During the call, the nurse can determine whether Emily is having true or false labor with several inquiries. The nurse should ask about the estimated date of birth, fetal movement, other premonitory signs of labor, previous childbirth experiences, and a description of the contractions, such as frequency, duration, and intensity. The nurse would ask Emily to observe her own body for any vaginal bloody shows or ruptured membrane. In the end, the nurse would inquire if Emily has any adult able to provide support at home. Upon arrival, the nurse would ask Emily for a urine sample to analyze the proteins, sugars, and ketones.
The nurse can determine that this is Emily’s first pregnancy.

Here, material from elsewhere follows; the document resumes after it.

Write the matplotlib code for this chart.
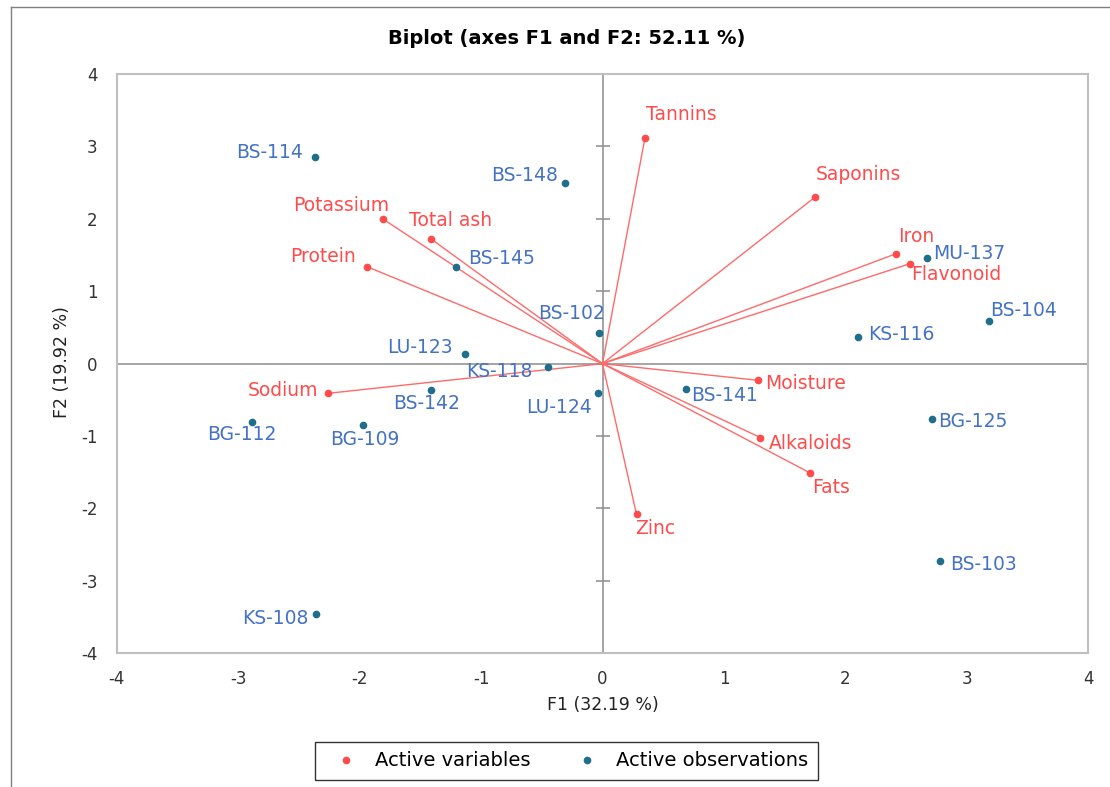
import matplotlib
matplotlib.use("Agg")
import matplotlib.pyplot as plt
from matplotlib.lines import Line2D

# ---- data ----
var_names = ["Tannins", "Saponins", "Iron", "Flavonoid", "Potassium", "Total ash",
             "Protein", "Sodium", "Moisture", "Alkaloids", "Fats", "Zinc"]
var_f1 = [0.35, 1.75, 2.42, 2.53, -1.81, -1.41, -1.94, -2.26, 1.28, 1.30, 1.71, 0.28]
var_f2 = [3.12, 2.30, 1.52, 1.38, 2.00, 1.72, 1.34, -0.41, -0.23, -1.02, -1.51, -2.08]

obs_names = ["BS-114", "BS-148", "BS-145", "BS-102", "LU-123", "KS-118", "MU-137",
             "BS-104", "KS-116", "BS-142", "LU-124", "BG-112", "BG-109", "KS-108",
             "BS-141", "BG-125", "BS-103"]
obs_f1 = [-2.37, -0.31, -1.21, -0.03, -1.13, -0.45, 2.67, 3.18, 2.10, -1.41, -0.04,
          -2.89, -1.97, -2.36, 0.69, 2.71, 2.78]
obs_f2 = [2.86, 2.49, 1.34, 0.43, 0.14, -0.05, 1.46, 0.59, 0.37, -0.36, -0.40,
          -0.81, -0.85, -3.46, -0.35, -0.77, -2.73]

ticks = [-4, -3, -2, -1, 0, 1, 2, 3, 4]
title = "Biplot (axes F1 and F2: 52.11 %)"
xlabel = "F1 (32.19 %)"
ylabel = "F2 (19.92 %)"

# label placement (offset pixels, ha)
var_lab = {
    "Tannins": (1, 23, "left"), "Saponins": (1, 23, "left"), "Iron": (2, 17, "left"),
    "Flavonoid": (1, -11, "left"), "Potassium": (-41, 13, "center"),
    "Total ash": (19, 19, "center"), "Protein": (-11, 10, "right"),
    "Sodium": (-10, 3, "right"), "Moisture": (7, -3, "left"),
    "Alkaloids": (8, -6, "left"), "Fats": (2, -15, "left"), "Zinc": (-1, -14, "left"),
}
obs_lab = {
    "BS-114": (-12, 4, "right"), "BS-148": (-7, 8, "right"), "BS-145": (13, 8, "left"),
    "BS-102": (-27, 19, "center"), "LU-123": (-13, 6, "right"), "KS-118": (-15, -4, "right"),
    "MU-137": (6, 4, "left"), "BS-104": (1, 10, "left"), "KS-116": (11, 2, "left"),
    "BS-142": (-5, -14, "center"), "LU-124": (-6, -15, "right"), "BG-112": (-10, -12, "center"),
    "BG-109": (2, -14, "center"), "KS-108": (-7, -4, "right"), "BS-141": (5, -7, "left"),
    "BG-125": (6, -2, "left"), "BS-103": (10, -3, "left"),
}

RED = "#FF4B4B"
LINE_RED = "#FF6A6A"
DOT_BLUE = "#1F6E8C"
TXT_BLUE = "#4472C4"
GRID = "#8C8C8C"
FRAME = "#BFBFBF"

plt.rcParams["font.family"] = ["DejaVu Sans"]
plt.rcParams["axes.unicode_minus"] = False

fig = plt.figure(figsize=(11.10, 7.87), dpi=100)
ax = fig.add_axes([116.7 / 1110, 1 - 653.3 / 787, (1088.3 - 116.7) / 1110, (653.3 - 74) / 787])

ax.set_xlim(-4, 4)
ax.set_ylim(-4, 4)
ax.axhline(0, color=GRID, lw=1.1, zorder=1)
ax.axvline(0, color=GRID, lw=1.1, zorder=1)
ax.plot([0] * len(ticks), ticks, linestyle="none", marker="_", markersize=10,
        markeredgewidth=1.1, color=GRID, zorder=1, clip_on=False)

for n, x, y in zip(var_names, var_f1, var_f2):
    ax.plot([0, x], [0, y], color=LINE_RED, lw=1.0, zorder=2)
ax.plot(var_f1, var_f2, linestyle="none", marker="o", markersize=4.5, color=RED, zorder=3)
ax.plot(obs_f1, obs_f2, linestyle="none", marker="o", markersize=4.5, color=DOT_BLUE, zorder=3)

for n, x, y in zip(var_names, var_f1, var_f2):
    dx, dy, ha = var_lab[n]
    ax.annotate(n, (x, y), xytext=(dx, dy), textcoords="offset pixels", ha=ha,
                va="center", color=RED, fontsize=13.5, zorder=4)
for n, x, y in zip(obs_names, obs_f1, obs_f2):
    dx, dy, ha = obs_lab[n]
    ax.annotate(n, (x, y), xytext=(dx, dy), textcoords="offset pixels", ha=ha,
                va="center", color=TXT_BLUE, fontsize=13.5, zorder=4)

ax.set_xticks(ticks)
ax.set_yticks(ticks)
ax.tick_params(length=0, labelsize=12, colors="#333333", pad=12)
ax.tick_params(axis="y", pad=14)
for s in ax.spines.values():
    s.set_color(FRAME)
    s.set_linewidth(1.5)

fig.text(567 / 1110, 1 - 38 / 787, title, ha="center", va="center",
         fontsize=14, fontweight="bold", color="black")
fig.text(603 / 1110, 1 - 705 / 787, xlabel, ha="center", va="center",
         fontsize=12.5, color="#222222")
fig.text(62 / 1110, 1 - 362 / 787, ylabel, ha="center", va="center", rotation=90,
         fontsize=12.5, color="#222222")

handles = [Line2D([], [], linestyle="none", marker="o", markersize=4.5, color=RED),
           Line2D([], [], linestyle="none", marker="o", markersize=4.5, color=DOT_BLUE)]
leg = fig.legend(handles, ["Active variables", "Active observations"], ncol=2,
                 loc="center", bbox_to_anchor=(566.5 / 1110, 1 - 761 / 787),
                 frameon=True, fancybox=False, edgecolor="black", handletextpad=0.4,
                 handlelength=2.2, columnspacing=1.8, borderpad=0.5,
                 prop={"size": 14})
leg.get_frame().set_linewidth(1.0)

# figure border (left and top)
fig.add_artist(Line2D([11 / 1110, 11 / 1110], [0, 1 - 7 / 787], transform=fig.transFigure,
                      color="#808080", lw=1.0))
fig.add_artist(Line2D([11 / 1110, 1], [1 - 7 / 787, 1 - 7 / 787], transform=fig.transFigure,
                      color="#808080", lw=1.0))

fig.savefig("out.png", dpi=100)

According to TPAL terminology, she had no previous term or preterm births, abortions, or living children. Labor can begin at 39 weeks of pregnancy and some signs include diarrhea, loss of the mucus plug, water breaking of different severity, and cervical effacement (Murray, 2020). Emily’s contractions should move from the front of her body to her uterus if she is currently in labor. On the psychological side, Emily’s talkative attitude is a sign of excitement, which is normal, though she may begin to feel nervousness and tiredness as well.
It is suggested that Emily continues to track the baby’s kick counts, keep taking prenatal vitamins, get suitable amounts of sleep, minimal movement like walking or simple stretching exercises. The baby’s kicks will decrease closer to labor but should not stop, and vitamins are essential even throughout breastfeeding. Mild exercise can help ease aches and keep the mother flexible which can help during the delivery process. After Emily informs the nurse that she feels wetness, a doctor or nurse should provide a physical exam to determine whether the leakage is urine or amniotic fluid. In some situations, an ultrasound may determine amniotic fluid volume.
The five factors that influence the pain should be determined. The position and size of the baby, the passage or birth canal, the contractions, the placenta, and the current mental and emotional well-being of the mother. Diane is experiencing back pain while in labor, which is likely caused by the occiput posterior position of the baby. This means that the baby is facing downwards but with its face looking up at the stomach instead of the mother’s back. Diane is only 30% effaced at 3cm though she should be 100% effaced with a 10cm dilation at this stage of labor. This can slow down the process of labor considerably. The nurse can offer Diane an epidural, pain relief options, and alternate sensations of heat and cold to soothe the pain.
Murray, M., L., & Huelsmann, G. (2020). Labor and delivery nursing (2nd ed.). Springer Publishing Company.